Depois de uns dias de descanso nas filas da Disney no hemisfério norte, e já que o mundo não acabou, voltemos à labuta.
Duas imagens marcaram a percepção dos cidadãos sobre a Justiça brasileira no início de 2013: a posse de José Genoíno como deputado federal em Brasília e a lua de mel de Carlinhos Cachoeira em Maraú, na Bahia.
A primeira imagem, a posse de José Genoíno como parlamentar, expõe um evento juridicamente admissível, mas eticamente reprovável. Revela a incoerência do nosso sistema político, inclusive no cotejo com a Lei da Ficha Limpa. Um homem que acaba de ser condenado pela Suprema Corte do país a 6 anos e 11 meses de reclusão por corrupção ativa e formação de quadrilha dias depois torna-se representante popular no Parlamento da República. Um genuíno absurdo, algo incompreensível para o cidadão comum.
Noutras plagas, políticos condenados abdicam da vida pública. Uns chegam à loucura de abdicar da própria vida, no chamado seppuku. Aqui, porém, seguem como se nada houvesse acontecido. A Justiça é cega, eles se fazem de surdos e o povo fica mudo.
Como disse noutro post (“Mensalão em pílulas“), a execução das penas aplicadas na AP 470/DF deve demorar. O STF publicará o acórdão daqui a alguns meses, e a defesa poderá opor embargos de declaração para aclará-lo. Quando nova sessão do STF julgar tais embargos, teremos de aguardar o segundo acórdão e então outro recurso igualzinho poderá ser interposto, até as calendas gregas, ou até que o réu se canse de recorrer. É assim o sistema recursal brasileiro. Provavelmente, Genoíno completerá seu mandato que termina em 2014. Basta ver o que ocorreu no caso Pimenta Neves (“O abominável caso do sr. Neves“) e o que agora se repete com o deputado federal Natan Donadon condenado em 2010 pelo STF a 13 anos e 4 meses de reclusão, julgamento confirmado em 2012 nos embargos e ainda solto (aqui). Certos réus continuam inocentes mesmo após prova cabal em contrário.
Este é o quadro da impunidade dos políticos poderosos.

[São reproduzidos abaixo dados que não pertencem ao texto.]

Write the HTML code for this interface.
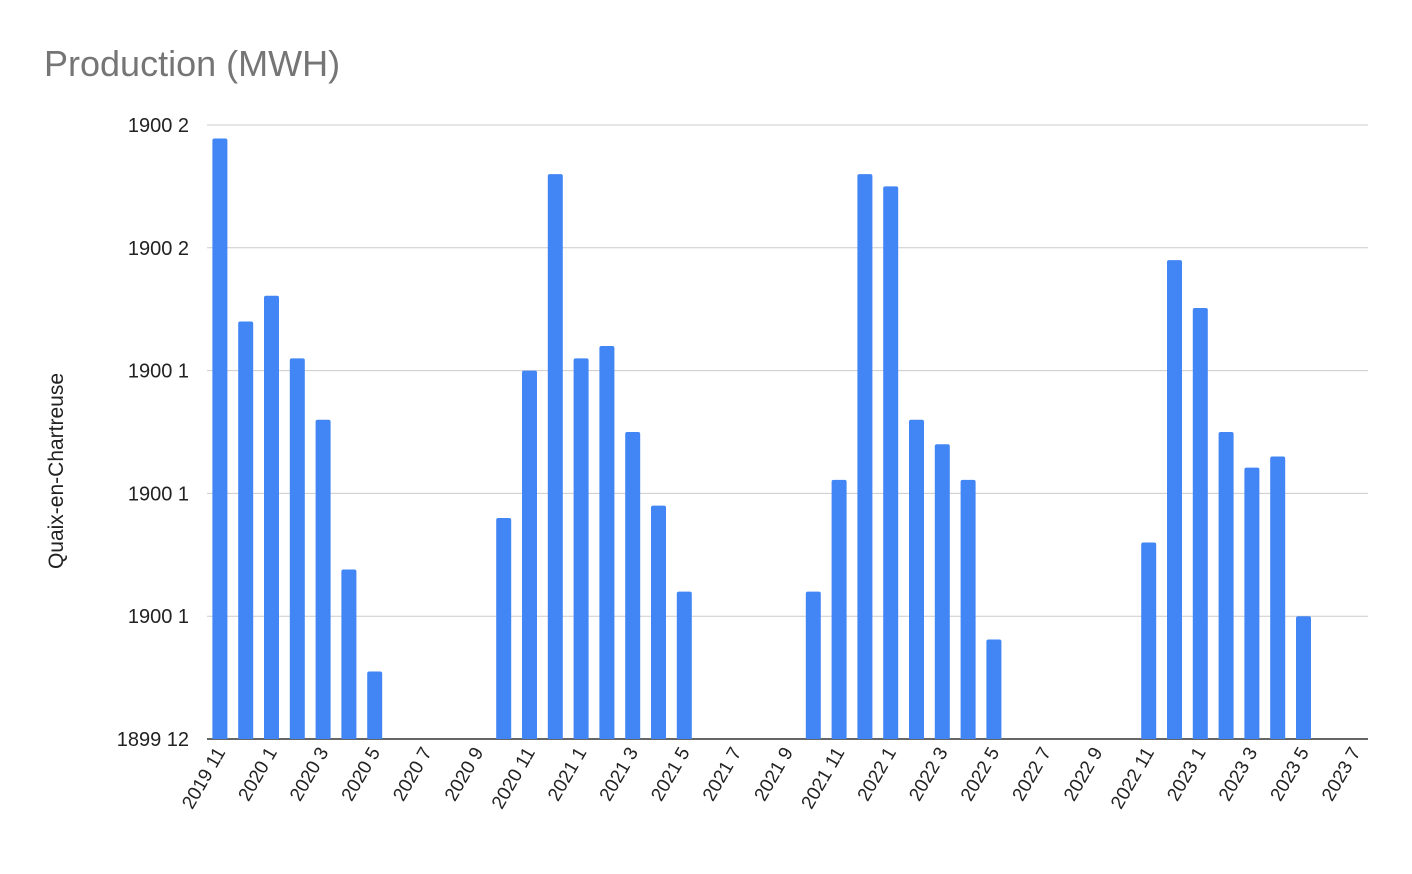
<!DOCTYPE html>
<html><head><meta charset="utf-8"><style>
body{margin:0;background:#fff;}
svg{display:block;font-family:"Liberation Sans",sans-serif;}
</style></head><body>
<svg id="chart" width="1412" height="874" viewBox="0 0 1412 874">
<text x="44" y="76" font-size="36" fill="#757575">Production (MWH)</text>
<text transform="translate(63,471) rotate(-90)" text-anchor="middle" font-size="21" fill="#222">Quaix-en-Chartreuse</text>
<g id="grid"></g><g id="bars"></g><g id="xlabels"></g>
</svg>
<script>
const categories = [];
(function(){let y=2019,m=11;for(let i=0;i<45;i++){categories.push(y+' '+m);m++;if(m>12){m=1;y++;}}})();
const values = [4.89,3.40,3.61,3.10,2.60,1.38,0.55,0,0,0,0,1.80,3.00,4.60,3.10,3.20,2.50,1.90,1.20,0,0,0,0,1.20,2.11,4.60,4.50,2.60,2.40,2.11,0.81,0,0,0,0,0,1.60,3.90,3.51,2.50,2.21,2.30,1.00,0,0];
const yTickValues = [0,1,2,3,4,5];
const yTickLabels = ['1899 12','1900 1','1900 1','1900 1','1900 2','1900 2'];
const NS='http://www.w3.org/2000/svg';
const x0=207,x1=1368,yBase=739,yTop=125,yMax=5;
const slot=(x1-x0)/categories.length;
function xScale(i){return x0+slot*(i+0.5);}
function yScale(v){return yBase-(yBase-yTop)*v/yMax;}
const grid=document.getElementById('grid'),bars=document.getElementById('bars'),xl=document.getElementById('xlabels');
yTickValues.forEach((v,i)=>{
  const y=yScale(v);
  const l=document.createElementNS(NS,'line');
  
  
  l.setAttribute('x1',x0);l.setAttribute('x2',x1);l.setAttribute('y1',y);l.setAttribute('y2',y);
  l.setAttribute('stroke',v===0?'#333':'#ccc');l.setAttribute('stroke-width',v===0?1.5:1);
  grid.appendChild(l);
  const t=document.createElementNS(NS,'text');
  
  
  t.setAttribute('x',189);t.setAttribute('y',y+7);t.setAttribute('text-anchor','end');
  t.setAttribute('font-size','20');t.setAttribute('fill','#222');t.textContent=yTickLabels[i];
  grid.appendChild(t);
});
values.forEach((v,i)=>{
  if(v<=0)return;
  const cx=xScale(i),w=15,top=yScale(v),h=yBase-top,r=2;
  const p=document.createElementNS(NS,'path');
  
  
  const l=cx-w/2;
  p.setAttribute('d',`M${l},${yBase}V${top+r}Q${l},${top} ${l+r},${top}H${l+w-r}Q${l+w},${top} ${l+w},${top+r}V${yBase}Z`);
  p.setAttribute('fill','#4285f4');
  bars.appendChild(p);
});
categories.forEach((c,i)=>{
  if(i%2)return;
  const cx=xScale(i)+6,y=752;
  const t=document.createElementNS(NS,'text');
  
  
  t.setAttribute('transform',`translate(${cx},${y}) rotate(-60)`);
  t.setAttribute('text-anchor','end');t.setAttribute('font-size','19');t.setAttribute('fill','#222');
  t.textContent=c;xl.appendChild(t);
});
</script>
</body></html>
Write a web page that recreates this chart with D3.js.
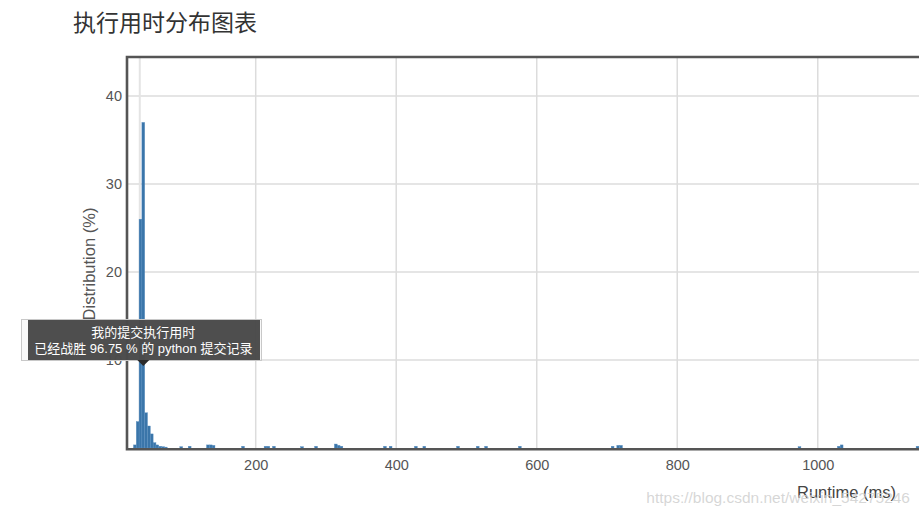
<!DOCTYPE html>
<html>
<head>
<meta charset="utf-8">
<title>执行用时分布图表</title>
<script src="https://d3js.org/d3.v7.min.js"></script>
<style>
    html, body { margin: 0; padding: 0; background: #fff; overflow: hidden; }
    svg { display: block; font-family: "Liberation Sans", Arial, sans-serif; }
</style>
</head>
<body>
<div id="chart"></div>
<script>
'use strict';

// ─── DATA ────────────────────────────────────────────────────

// bin start (ms), every bin is binWidth wide
var binStarts = [26, 30, 34, 38, 42, 46, 50, 54, 58, 62, 66, 70,
    92, 104, 130, 134, 138, 180, 212, 216, 224, 264, 284, 312, 316, 320,
    382, 390, 426, 438, 486, 514, 526, 574, 706, 714, 718, 972, 1028, 1032, 1140];
// distribution (%)
var binValues = [0.35, 3.0, 26.0, 37.0, 4.0, 2.5, 1.6, 0.6, 0.35, 0.2, 0.15, 0.1,
    0.15, 0.2, 0.35, 0.35, 0.3, 0.2, 0.2, 0.2, 0.2, 0.15, 0.2, 0.45, 0.3, 0.2,
    0.2, 0.2, 0.2, 0.2, 0.2, 0.2, 0.2, 0.2, 0.2, 0.3, 0.3, 0.15, 0.2, 0.35, 0.2];
var binWidth = 4;

var xTicks = [200, 400, 600, 800, 1000];
var yTicks = [10, 20, 30, 40];

var myRuntime = 40;        // centre of my bin
var markerLine = 35;       // light guide line
var beatPercent = '96.75';
var language = 'python';

// ─── LAYOUT ──────────────────────────────────────────────────

var width = 919;
var height = 517;
var plot = { left: 127, top: 57, right: 940, bottom: 448 };

var svg = d3.select('#chart')
    .append('svg')
    .attr('width', width)
    .attr('height', height);

var x = d3.scaleLinear()
    .domain([16.8, 1174])
    .range([plot.left, plot.right]);

var y = d3.scaleLinear()
    .domain([0, 44.43])
    .range([plot.bottom, plot.top]);

// ─── TITLE ───────────────────────────────────────────────────

svg.append('text')
    .attr('x', 73)
    .attr('y', 31)
    .attr('font-family', '"Noto Sans CJK SC", sans-serif')
    .attr('font-size', 23)
    .attr('fill', '#333')
    .text('执行用时分布图表');

// ─── GRID ────────────────────────────────────────────────────

var grid = svg.append('g').attr('class', 'grid');

grid.selectAll('line.h')
    .data(yTicks)
    .enter()
    .append('line')
    .attr('class', 'h')
    .attr('x1', plot.left)
    .attr('x2', plot.right)
    .attr('y1', function(d) { return y(d); })
    .attr('y2', function(d) { return y(d); })
    .attr('stroke', '#dcdcdc')
    .attr('stroke-width', 1.5);

grid.selectAll('line.v')
    .data(xTicks)
    .enter()
    .append('line')
    .attr('class', 'v')
    .attr('x1', function(d) { return x(d); })
    .attr('x2', function(d) { return x(d); })
    .attr('y1', plot.top)
    .attr('y2', plot.bottom)
    .attr('stroke', '#dcdcdc')
    .attr('stroke-width', 1.5);

grid.append('line')
    .attr('x1', x(markerLine))
    .attr('x2', x(markerLine))
    .attr('y1', plot.top)
    .attr('y2', plot.bottom)
    .attr('stroke', '#e4e4e4')
    .attr('stroke-width', 2);

// ─── BARS ────────────────────────────────────────────────────

var bins = binStarts.map(function(s, i) {
    return { start: s, value: binValues[i] };
});

svg.append('g')
    .attr('class', 'bars')
    .selectAll('rect')
    .data(bins)
    .enter()
    .append('rect')
    .attr('x', function(d) { return x(d.start); })
    .attr('width', function(d) { return x(d.start + binWidth) - x(d.start); })
    .attr('y', function(d) { return y(d.value); })
    .attr('height', function(d) { return y(0) - y(d.value); })
    .attr('fill', '#3a75a9')
    .attr('stroke', '#5a8fc0')
    .attr('stroke-width', 0.4);

// ─── FRAME + AXES ────────────────────────────────────────────

svg.append('path')
    .attr('d', 'M' + (plot.right + 5) + ',' + (plot.top) +
        'H' + plot.left + 'V' + (plot.bottom + 1.3) + 'H' + (plot.right + 5))
    .attr('fill', 'none')
    .attr('stroke', '#555')
    .attr('stroke-width', 2.6);

var xAxis = d3.axisBottom(x)
    .tickValues(xTicks)
    .tickFormat(d3.format('d'))
    .tickSize(0)
    .tickPadding(12);
svg.append('g')
    .attr('transform', 'translate(0,' + plot.bottom + ')')
    .call(xAxis)
    .call(function(g) { g.select('.domain').remove(); })
    .selectAll('text')
    .attr('font-size', 14.5)
    .attr('fill', '#555')
    .attr('font-family', '"Liberation Sans", Arial, sans-serif');

var yAxis = d3.axisLeft(y)
    .tickValues(yTicks)
    .tickFormat(d3.format('d'))
    .tickSize(0)
    .tickPadding(5);
svg.append('g')
    .attr('transform', 'translate(' + plot.left + ',0)')
    .call(yAxis)
    .call(function(g) { g.select('.domain').remove(); })
    .selectAll('text')
    .attr('font-size', 14.5)
    .attr('fill', '#555')
    .attr('font-family', '"Liberation Sans", Arial, sans-serif');

svg.append('text')
    .attr('transform', 'translate(95,264) rotate(-90)')
    .attr('text-anchor', 'middle')
    .attr('font-size', 16.5)
    .attr('fill', '#555')
    .text('Distribution (%)');

svg.append('text')
    .attr('x', 896)
    .attr('y', 498)
    .attr('text-anchor', 'end')
    .attr('font-size', 16.5)
    .attr('fill', '#444')
    .text('Runtime (ms)');

// ─── WATERMARK ───────────────────────────────────────────────

svg.append('text')
    .attr('x', 910)
    .attr('y', 503)
    .attr('text-anchor', 'end')
    .attr('font-size', 15.5)
    .attr('fill', '#cfcfcf')
    .attr('fill-opacity', 0.85)
    .text('https://blog.csdn.net/weixin_54275246');

// ─── TOOLTIP ─────────────────────────────────────────────────

var tipX = x(myRuntime);
var tip = svg.append('g').attr('class', 'tooltip');

tip.append('rect')
    .attr('x', 21.5)
    .attr('y', 319.5)
    .attr('width', 240)
    .attr('height', 41)
    .attr('fill', '#f3f3f3')
    .attr('fill-opacity', 0.6)
    .attr('stroke', '#c8c8c8')
    .attr('stroke-width', 1);

tip.append('rect')
    .attr('x', 28)
    .attr('y', 320)
    .attr('width', 232)
    .attr('height', 40)
    .attr('fill', '#444')
    .attr('fill-opacity', 0.95);

tip.append('path')
    .attr('d', 'M' + (tipX - 6) + ',360L' + tipX + ',366L' + (tipX + 6) + ',360Z')
    .attr('fill', '#2b2b2b');

tip.append('text')
    .attr('x', tipX)
    .attr('y', 337)
    .attr('text-anchor', 'middle')
    .attr('font-size', 13)
    .attr('fill', '#fff')
    .attr('font-family', '"Liberation Sans", "Noto Sans CJK SC", sans-serif')
    .text('我的提交执行用时');

tip.append('text')
    .attr('x', tipX)
    .attr('y', 353)
    .attr('text-anchor', 'middle')
    .attr('font-size', 13)
    .attr('fill', '#fff')
    .attr('font-family', '"Liberation Sans", "Noto Sans CJK SC", sans-serif')
    .text('已经战胜 ' + beatPercent + ' % 的 ' + language + ' 提交记录');
</script>
</body>
</html>
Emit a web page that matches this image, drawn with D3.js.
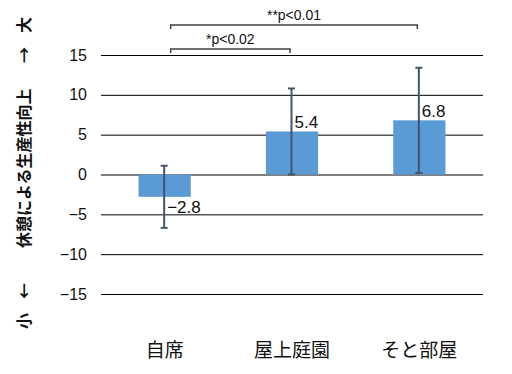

A segunda imagem, como bem a definiu um colega, é o retrato do escracho. Condenado pela Justiça Federal em Goiás a mais de 39 anos de reclusão por uma série de crimes investigados na Operação Monte Carlo, o empresário Carlinhos Cachoeira veio para a Bahia comemorar sua lua de mel, a dolce vita. Fosse um zé ninguém flagrado em furto, roubo ou estupro, estaria preso. Mas para este réu diferenciado, o TRF-1 não impôs sequer uma singela medida cautelar de restrição espacial. Choveram habeas corpus em seu favor para que ele visse o Sol brilhar na Bahia.
Este é o quadro da impunidade dos empresários poderosos.
(Foto: Rodrigo Nunes/Futura Press)
O que esses dois eventos nos dizem? Sociologicamente, expõem a seletividade do sistema penal, que é rigoroso com uns e leniente com outros, quando deveria ser igualmente firme em relação a todos. Endurecer sem perder as garantias jamais. Aqui nos acostumamos a tolerar a tortura e o descaso contra réus pobres e gostamos de inventar teses processuais mirabolantes (o “cafuné processual“) para afagar as cabeças coroadas dos potentados. As fotografias sugerem que o crime compensa. Casa grande e senzala no foro criminal.
Entretanto, juridicamente, as tomadas mostram que tudo está dentro da normalidade processual penal. É mesmo assim, segundo a Constituição e a leitura que dela faz a Suprema Corte. Enquanto o acórdão do STF e a sentença de Goiás não transitarem em julgado, esses dois são homens livres e inocentes. Pelo menos para estes, não houve regras excepcionais nem violações ao devido processo legal. O primeiro poderá continuar a fazer leis. O segundo, quem sabe, continuará a ter amigos que fazem leis. São as leis que você e eu deveremos cumprir.
Enfim, nestas imagens se vê nitidamente como a Justiça é abundante no Brasil. O que falta aqui é outra coisa.